The world seeks to persuade us that we will only find our true identity in something external. While watching television the other night, in just an hour’s time, I was told I needed a certain soap to be cool, a certain car to be with it, and two babes on my arms to be a man. Women watching were told that to be feminine, they had to expose their bodies and sport a certain look. Other commercials told me my life wouldn’t be complete without purchasing the latest gadget. That’s how the world reinforces our insecurity; by telling us that only in this way can we really discover our true identity.
But the Bible teaches true identity is only derived from within— in a relationship with God. Only as we are rooted and grounded in God’s love for us in Christ can we form an identity that defines who we are, apart from anything external. In simple terms, only as we inwardly perceive who God has made us to be can we live out our true identity.
The ultimate example of one who knew his true identity is the One the Father sent into the world. Into this insecure world came Jesus, not only to redeem us from our sins, but also to give us a new identity.
One way to understand the difference between God’s way and the world’s way of achieving our identity is by observing the contrast between Jesus and his disciples during Passion Week. A few days before our Lord sat down to eat his final meal with them, they (the disciples), sensing that the kingdom was coming, were jockeying for position. Right before he entered the city, James and John made a power play for the chief positions (to sit at the right and left hand of the Messiah). Sent by the Master to the Upper Room to prepare the Passover, they had a full-blown argument as to which of them was the greatest.

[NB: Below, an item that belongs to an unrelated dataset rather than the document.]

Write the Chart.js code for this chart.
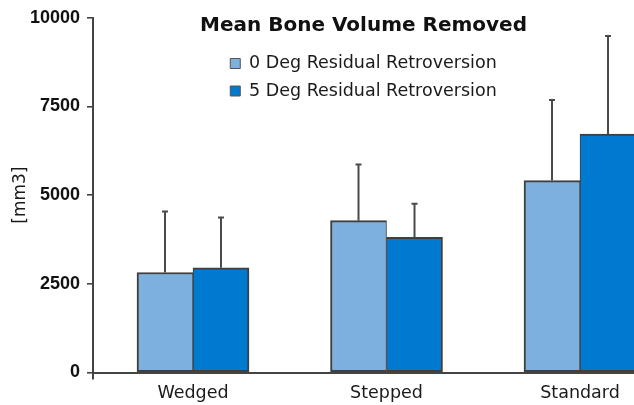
<!DOCTYPE html>
<html>
<head>
<meta charset="utf-8">
<script src="https://cdn.jsdelivr.net/npm/chart.js@4"></script>
<style>
  html, body { margin: 0; padding: 0; background: #fff; overflow: hidden; }
  #wrap { position: relative; width: 634px; height: 405px; }
</style>
</head>
<body>
<div id="wrap"><canvas id="c"></canvas></div>
<script>
// ---- data ----
const categories = ['Wedged', 'Stepped', 'Standard'];
const seriesNames = ['0 Deg Residual Retroversion', '5 Deg Residual Retroversion'];
const mean0deg = [2820, 4280, 5410];
const mean5deg = [2950, 3810, 6720];
const sd0deg = [1720, 1585, 2275];
const sd5deg = [1420, 945, 2770];
const yTicks = [0, 2500, 5000, 7500, 10000];
const chartTitle = 'Mean Bone Volume Removed';
const yTitle = '[mm3]';

const X_MIN = -0.5168, X_MAX = 2.279;

Chart.defaults.font.family = 'DejaVu Sans';
Chart.defaults.color = '#1a1a1a';

const toPoints = arr => arr.map((v, i) => ({ x: i, y: v }));

const errorBars = {
  id: 'errorBars',
  afterDatasetsDraw(chart) {
    const ctx = chart.ctx, ys = chart.scales.y;
    chart.data.datasets.forEach((ds, di) => {
      const meta = chart.getDatasetMeta(di);
      meta.data.forEach((bar, i) => {
        const top = ys.getPixelForValue(ds.data[i].y + ds.errors[i]);
        ctx.save();
        ctx.strokeStyle = '#4a4a4a';
        ctx.lineWidth = 2;
        ctx.beginPath();
        ctx.moveTo(bar.x, bar.y);
        ctx.lineTo(bar.x, top);
        ctx.moveTo(bar.x - 3, top);
        ctx.lineTo(bar.x + 3, top);
        ctx.stroke();
        ctx.restore();
      });
    });
  }
};

// title and legend sit inside the plot area, as in the reference
const placeOverlay = {
  id: 'placeOverlay',
  afterLayout(chart) {
    const ca = chart.chartArea;
    const tb = chart.titleBlock;
    if (tb) {
      const th = tb.height;
      tb.top = 26 - th / 2;
      tb.bottom = tb.top + th;
      tb.left = ca.left; tb.right = ca.right; tb.width = ca.right - ca.left;
    }
    const lg = chart.legend;
    if (lg) {
      const w = lg.width, h = lg.height;
      lg.left = (ca.left + ca.right) / 2 - w / 2;
      lg.right = lg.left + w;
      lg.top = 44.75;
      lg.bottom = lg.top + h;
    }
  }
};

new Chart(document.getElementById('c'), {
  type: 'bar',
  data: {
    datasets: [
      {
        label: seriesNames[0],
        data: toPoints(mean0deg),
        errors: sd0deg,
        backgroundColor: '#7EB0DE',
        borderColor: '#3f3f3f',
        borderWidth: { left: 2, top: 2, right: 1, bottom: 2 },
        borderSkipped: false
      },
      {
        label: seriesNames[1],
        data: toPoints(mean5deg),
        errors: sd5deg,
        backgroundColor: '#0079D1',
        borderColor: '#3f3f3f',
        borderWidth: { left: 1, top: 2, right: 2, bottom: 2 },
        borderSkipped: false
      }
    ]
  },
  options: {
    responsive: true,
    maintainAspectRatio: false,
    animation: false,
    barThickness: 56,
    layout: { padding: { top: 0, left: 0, right: 0, bottom: 0 } },
    scales: {
      x: {
        type: 'linear',
        offset: false,
        min: X_MIN,
        max: X_MAX,
        afterBuildTicks(scale) {
          scale.ticks = [{ value: X_MIN }].concat(categories.map((c, i) => ({ value: i })));
        },
        afterFit(scale) { scale.height = 32.5; },
        grid: {
          offset: false,
          drawOnChartArea: false,
          drawTicks: true,
          tickLength: 7,
          lineWidth: 2,
          color: (ctx) => (ctx.tick && ctx.tick.value === X_MIN) ? '#444' : 'rgba(0,0,0,0)'
        },
        border: { display: true, color: '#444', width: 2 },
        ticks: {
          autoSkip: false,
          maxRotation: 0,
          padding: 3,
          font: { size: 17.5 },
          color: '#1a1a1a',
          callback: (v) => Number.isInteger(v) ? categories[v] : ''
        }
      },
      y: {
        min: 0,
        max: 10000,
        afterBuildTicks(scale) { scale.ticks = yTicks.map(v => ({ value: v })); },
        afterFit(scale) { scale.width = 93; },
        grid: {
          drawOnChartArea: false,
          drawTicks: true,
          tickLength: 6,
          lineWidth: 1.6,
          color: '#444'
        },
        border: { display: true, color: '#444', width: 2 },
        ticks: {
          padding: 7,
          font: { family: 'Liberation Sans', size: 18, weight: 'bold' },
          color: '#111',
          callback: (v) => String(v)
        },
        title: {
          display: true,
          text: yTitle,
          font: { size: 17 },
          color: '#1a1a1a',
          padding: { top: 10, bottom: 0 }
        }
      }
    },
    plugins: {
      tooltip: { enabled: false },
      title: {
        display: true,
        text: chartTitle,
        color: '#111',
        font: { size: 20, weight: 'bold', lineHeight: 0.875 },
        padding: 0
      },
      legend: {
        display: true,
        position: 'chartArea',
        align: 'start',
        labels: {
          boxWidth: 10,
          boxHeight: 10,
          padding: 10,
          color: '#1a1a1a',
          font: { size: 17.5 },
          generateLabels: (chart) => Chart.defaults.plugins.legend.labels.generateLabels(chart)
            .map(l => Object.assign({}, l, { lineWidth: 1, strokeStyle: '#555' }))
        }
      }
    }
  },
  plugins: [errorBars, placeOverlay]
});
</script>
</body>
</html>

Reading these accounts, it is evident these disciples have no earthly idea who they are. Because they are struggling with their identity, they try to find it the only way the world knows to do—by comparing themselves to others. It’s the notion that if I have more than you, if I know more than you, if I have more recognition than you, than naturally I’m greater. And the sad truth is, these disciples are not alone. Most of us continue to seek to form our identity by comparing ourselves to others.

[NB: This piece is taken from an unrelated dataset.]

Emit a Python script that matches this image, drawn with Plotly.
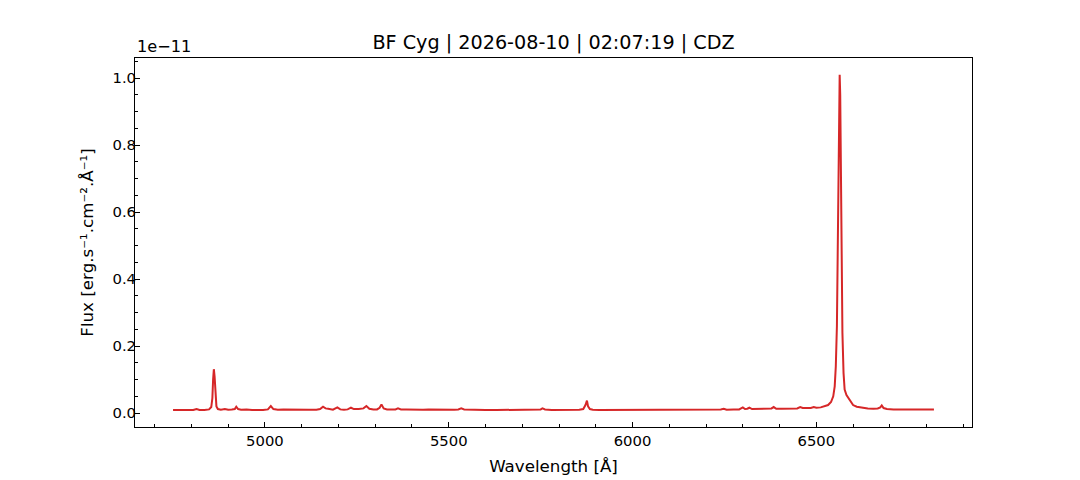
import plotly.graph_objects as go

# Wavelength [Å]
wavelength = [
    4750, 4765, 4780, 4795, 4805, 4814, 4822, 4835, 4848, 4854, 4857, 4859, 4861, 4863, 4865, 4868,
    4872, 4880, 4891, 4900, 4910, 4918, 4922, 4927, 4935, 4950, 4965, 4980, 4995, 5008, 5016, 5023,
    5035, 5050, 5065, 5080, 5100, 5120, 5140, 5150, 5158, 5165, 5172, 5185, 5197, 5205, 5215, 5225,
    5234, 5242, 5255, 5268, 5276, 5284, 5295, 5305, 5312, 5317, 5323, 5332, 5345, 5355, 5362, 5370,
    5385, 5400, 5415, 5430, 5445, 5460, 5480, 5500, 5515, 5526, 5534, 5542, 5560, 5580, 5600, 5630,
    5660, 5690, 5720, 5740, 5750, 5755, 5762, 5780, 5800, 5820, 5840, 5855, 5866, 5872, 5876, 5879,
    5884, 5892, 5910, 5930, 5950, 5975, 5995, 6010, 6030, 6050, 6075, 6100, 6125, 6150, 6175, 6200,
    6225, 6240, 6248, 6256, 6275, 6290, 6300, 6306, 6312, 6318, 6325, 6340, 6348, 6356, 6370, 6378,
    6384, 6391, 6405, 6420, 6438, 6448, 6456, 6463, 6475, 6485, 6493, 6500, 6512, 6522, 6532, 6540,
    6546, 6550, 6553, 6556, 6558, 6560, 6562, 6563.5, 6565, 6567, 6569, 6571, 6574, 6577, 6582, 6588,
    6594, 6600, 6610, 6625, 6640, 6655, 6667, 6674, 6678, 6683, 6692, 6710, 6730, 6750, 6770, 6790,
    6805, 6820,
]

# Flux in units of 1e-11 erg/s/cm^2/Å
flux_e11 = [
    0.009, 0.009, 0.0085, 0.009, 0.009, 0.012, 0.009, 0.0095, 0.011, 0.018, 0.045, 0.100, 0.131, 0.110, 0.055, 0.020,
    0.012, 0.010, 0.012, 0.010, 0.0105, 0.012, 0.019, 0.012, 0.010, 0.011, 0.0095, 0.009, 0.009, 0.011, 0.021, 0.012,
    0.010, 0.0105, 0.010, 0.0095, 0.0095, 0.010, 0.010, 0.012, 0.019, 0.014, 0.013, 0.010, 0.017, 0.011, 0.010, 0.011,
    0.016, 0.012, 0.012, 0.014, 0.021, 0.013, 0.011, 0.011, 0.016, 0.026, 0.014, 0.011, 0.011, 0.011, 0.014, 0.011,
    0.011, 0.010, 0.011, 0.010, 0.0105, 0.010, 0.0095, 0.0095, 0.010, 0.011, 0.014, 0.011, 0.010, 0.0095, 0.009, 0.009,
    0.009, 0.0095, 0.009, 0.0095, 0.011, 0.014, 0.011, 0.0095, 0.0095, 0.009, 0.009, 0.010, 0.012, 0.024, 0.037, 0.020,
    0.012, 0.010, 0.009, 0.009, 0.0095, 0.010, 0.010, 0.0105, 0.010, 0.0105, 0.010, 0.010, 0.0105, 0.010, 0.0095, 0.0095,
    0.010, 0.011, 0.013, 0.010, 0.011, 0.011, 0.017, 0.012, 0.013, 0.016, 0.012, 0.012, 0.014, 0.012, 0.013, 0.014,
    0.018, 0.013, 0.013, 0.013, 0.014, 0.014, 0.018, 0.015, 0.015, 0.015, 0.018, 0.016, 0.017, 0.020, 0.024, 0.033,
    0.050, 0.080, 0.140, 0.260, 0.480, 0.780, 0.960, 1.010, 0.950, 0.720, 0.440, 0.240, 0.120, 0.070, 0.054, 0.043,
    0.032, 0.024, 0.019, 0.016, 0.014, 0.013, 0.014, 0.017, 0.023, 0.015, 0.012, 0.011, 0.011, 0.0105, 0.011, 0.011,
    0.011, 0.011,
]

title_text = "BF Cyg | 2026-08-10 | 02:07:19 | CDZ"
x_label = "Wavelength [Å]"
y_label = "Flux [erg.s⁻¹.cm⁻².Å⁻¹]"
scale_label = "1e−11"

FONT = "DejaVu Sans"

xmin, xmax = min(wavelength), max(wavelength)
ymin, ymax = min(flux_e11), max(flux_e11)
xpad = 0.05 * (xmax - xmin)
ypad = 0.05 * (ymax - ymin)

fig = go.Figure()
fig.add_trace(go.Scatter(
    x=wavelength, y=flux_e11, mode="lines",
    line=dict(color="#d62728", width=2),
    hoverinfo="x+y", showlegend=False,
))

axis_common = dict(
    showgrid=False, zeroline=False,
    showline=True, linecolor="black", linewidth=1, mirror=True,
    ticks="inside", ticklen=5, tickwidth=1, tickcolor="black",
    tickfont=dict(family=FONT, size=14.8, color="black"),
)

fig.update_layout(
    width=1080, height=480,
    margin=dict(l=127, r=116, t=50, b=61),
    paper_bgcolor="white", plot_bgcolor="white",
    font=dict(family=FONT, color="black"),
    title=dict(text=title_text, x=0.5, xref="paper", y=0.928, yanchor="middle",
               font=dict(family=FONT, size=19.2, color="black")),
    xaxis=dict(
        range=[xmin - xpad, xmax + xpad],
        tickmode="array", tickvals=[5000, 5500, 6000, 6500],
        ticktext=["5000", "5500", "6000", "6500"],
        minor=dict(ticks="inside", ticklen=3, tickcolor="black", dtick=100, tick0=0, showgrid=False),
        title=dict(text=x_label, font=dict(family=FONT, size=16.7, color="black"), standoff=12),
        **axis_common,
    ),
    yaxis=dict(
        range=[ymin - ypad, ymax + ypad],
        tickmode="array", tickvals=[0.0, 0.2, 0.4, 0.6, 0.8, 1.0],
        ticktext=["0.0", "0.2", "0.4", "0.6", "0.8", "1.0"],
        minor=dict(ticks="inside", ticklen=3, tickcolor="black", dtick=0.05, tick0=0, showgrid=False),
        title=dict(text=y_label, font=dict(family=FONT, size=16.7, color="black"), standoff=14),
        ticklabelstandoff=-5,
        **axis_common,
    ),
    annotations=[dict(
        text=scale_label, xref="paper", yref="paper", x=0, y=1.0,
        xanchor="left", yanchor="bottom", showarrow=False, yshift=0,
        font=dict(family=FONT, size=16.2, color="black"),
    )],
)

fig.write_html("out.html")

In contrast, we see the Son of God in the Upper Room performing the lowly task of washing men’s feet (including the one who would betray him). Notice how John introduces it. Jesus is about to face the pain and humiliation of the cross, Judas is at the table as the one who would betray him, and the disciples don’t have a clue what is going on as they compare themselves to the others. Yet Jesus seems unmoved by this, knowing exactly who he is, where he had come from, and where he was going. In other words, he is perfectly secure in his Father in the midst of the chaos.